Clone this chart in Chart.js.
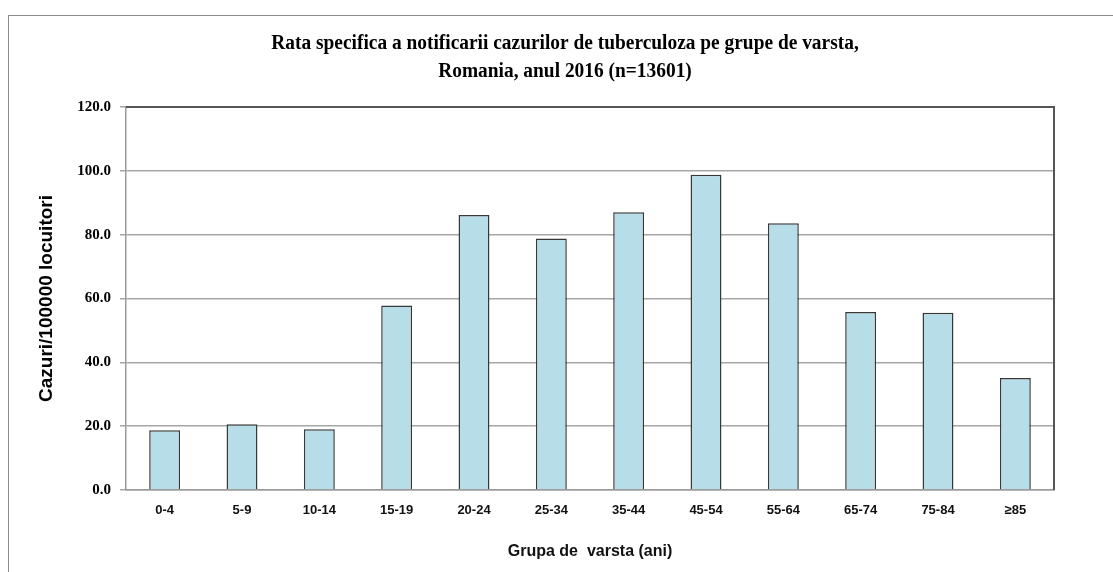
<!DOCTYPE html>
<html>
<head>
<meta charset="utf-8">
<title>Rata specifica a notificarii cazurilor de tuberculoza</title>
<script src="https://cdn.jsdelivr.net/npm/chart.js@4.4.1/dist/chart.umd.min.js"></script>
<style>
  html, body { margin: 0; padding: 0; background: #fff; }
  #wrap { width: 1113px; height: 572px; position: relative; }
</style>
</head>
<body>
<div id="wrap"><canvas id="grafic"></canvas></div>
<script>
const grupeVarsta = ["0-4", "5-9", "10-14", "15-19", "20-24", "25-34", "35-44", "45-54", "55-64", "65-74", "75-84", "≥85"];
const rataNotificare = [18.7, 20.6, 19.0, 57.8, 86.2, 78.8, 87.0, 98.8, 83.6, 55.8, 55.5, 35.1];
const titluGrafic = [
  "Rata specifica a notificarii cazurilor de tuberculoza pe grupe de varsta,",
  "Romania, anul 2016 (n=13601)",
];
const titluY = "Cazuri/100000 locuitori";
const titluX = "Grupa de  varsta (ani)";
const yMin = 0;
const yMax = 120;
const yPas = 20;

// rama exterioara, titlul si marginile de sus/dreapta ale zonei graficului
const ramaSiTitlu = {
  id: "ramaSiTitlu",
  beforeDraw(chart) {
    const ctx = chart.ctx;
    ctx.save();
    ctx.strokeStyle = "#8c8c8c";
    ctx.lineWidth = 1;
    ctx.strokeRect(8.5, 15.5, chart.width + 20, chart.height + 20);
    ctx.restore();
  },
  afterDraw(chart) {
    const ctx = chart.ctx;
    const a = chart.chartArea;
    ctx.save();
    ctx.strokeStyle = "#555";
    ctx.lineWidth = 2;
    ctx.beginPath();
    ctx.moveTo(a.left, a.top);
    ctx.lineTo(a.right, a.top);
    ctx.lineTo(a.right, a.bottom);
    ctx.stroke();

    ctx.fillStyle = "#000";
    ctx.font = "bold 20px 'Liberation Serif', 'Times New Roman', serif";
    ctx.textAlign = "center";
    ctx.textBaseline = "middle";
    const liniiY = [44, 72];
    titluGrafic.forEach((t, i) => {
      ctx.save();
      ctx.translate(565, liniiY[i]);
      ctx.scale(0.97, 1);
      ctx.fillText(t, 0, 0);
      ctx.restore();
    });
    ctx.restore();
  },
};

const ctx = document.getElementById("grafic").getContext("2d");
new Chart(ctx, {
  type: "bar",
  data: {
    labels: grupeVarsta,
    datasets: [
      {
        label: "Cazuri/100000 locuitori",
        data: rataNotificare,
        backgroundColor: "#b7dde8",
        borderColor: "#383838",
        borderWidth: 1.5,
        barPercentage: 0.4,
        categoryPercentage: 1,
      },
    ],
  },
  options: {
    responsive: true,
    maintainAspectRatio: false,
    animation: false,
    layout: { padding: { top: 107, right: 59, bottom: 0, left: 0 } },
    plugins: {
      legend: { display: false },
      tooltip: { enabled: false },
    },
    scales: {
      x: {
        grid: { display: false, drawTicks: false },
        border: { color: "#9a9a9a", width: 1.5 },
        ticks: {
          color: "#111",
          padding: 13,
          maxRotation: 0,
          font: { family: "'Liberation Sans', Arial", size: 13, weight: "bold" },
        },
        title: {
          display: true,
          text: titluX,
          color: "#111",
          padding: { top: 0, bottom: 11 },
          font: { family: "'Liberation Sans', Arial", size: 16, weight: "bold" },
        },
        afterFit(scale) {
          scale.height = 82;
        },
      },
      y: {
        min: yMin,
        max: yMax,
        grid: { color: "#a6a6a6", lineWidth: 1.5, tickLength: 6, tickColor: "#a6a6a6" },
        border: { color: "#9a9a9a", width: 1.5 },
        ticks: {
          stepSize: yPas,
          color: "#000",
          padding: 9,
          font: { family: "'Liberation Serif', 'Times New Roman', serif", size: 15, weight: "bold" },
          callback: (v) => Number(v).toFixed(1),
        },
        title: {
          display: true,
          text: titluY,
          color: "#000",
          padding: { top: 35, bottom: 0 },
          font: { family: "'Liberation Sans', Arial", size: 19, weight: "bold" },
        },
        afterFit(scale) {
          scale.width = 126;
        },
      },
    },
  },
  plugins: [ramaSiTitlu],
});
</script>
</body>
</html>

---------------

Aim of the exercise: Please take the lines from the beginning of the data above through the line holding "ctx.stroke();" and transcribe them exactly, without any pictures.

Written response:
Clone this chart in Chart.js.
<!DOCTYPE html>
<html>
<head>
<meta charset="utf-8">
<title>Rata specifica a notificarii cazurilor de tuberculoza</title>
<script src="https://cdn.jsdelivr.net/npm/chart.js@4.4.1/dist/chart.umd.min.js"></script>
<style>
  html, body { margin: 0; padding: 0; background: #fff; }
  #wrap { width: 1113px; height: 572px; position: relative; }
</style>
</head>
<body>
<div id="wrap"><canvas id="grafic"></canvas></div>
<script>
const grupeVarsta = ["0-4", "5-9", "10-14", "15-19", "20-24", "25-34", "35-44", "45-54", "55-64", "65-74", "75-84", "≥85"];
const rataNotificare = [18.7, 20.6, 19.0, 57.8, 86.2, 78.8, 87.0, 98.8, 83.6, 55.8, 55.5, 35.1];
const titluGrafic = [
  "Rata specifica a notificarii cazurilor de tuberculoza pe grupe de varsta,",
  "Romania, anul 2016 (n=13601)",
];
const titluY = "Cazuri/100000 locuitori";
const titluX = "Grupa de  varsta (ani)";
const yMin = 0;
const yMax = 120;
const yPas = 20;

// rama exterioara, titlul si marginile de sus/dreapta ale zonei graficului
const ramaSiTitlu = {
  id: "ramaSiTitlu",
  beforeDraw(chart) {
    const ctx = chart.ctx;
    ctx.save();
    ctx.strokeStyle = "#8c8c8c";
    ctx.lineWidth = 1;
    ctx.strokeRect(8.5, 15.5, chart.width + 20, chart.height + 20);
    ctx.restore();
  },
  afterDraw(chart) {
    const ctx = chart.ctx;
    const a = chart.chartArea;
    ctx.save();
    ctx.strokeStyle = "#555";
    ctx.lineWidth = 2;
    ctx.beginPath();
    ctx.moveTo(a.left, a.top);
    ctx.lineTo(a.right, a.top);
    ctx.lineTo(a.right, a.bottom);
    ctx.stroke();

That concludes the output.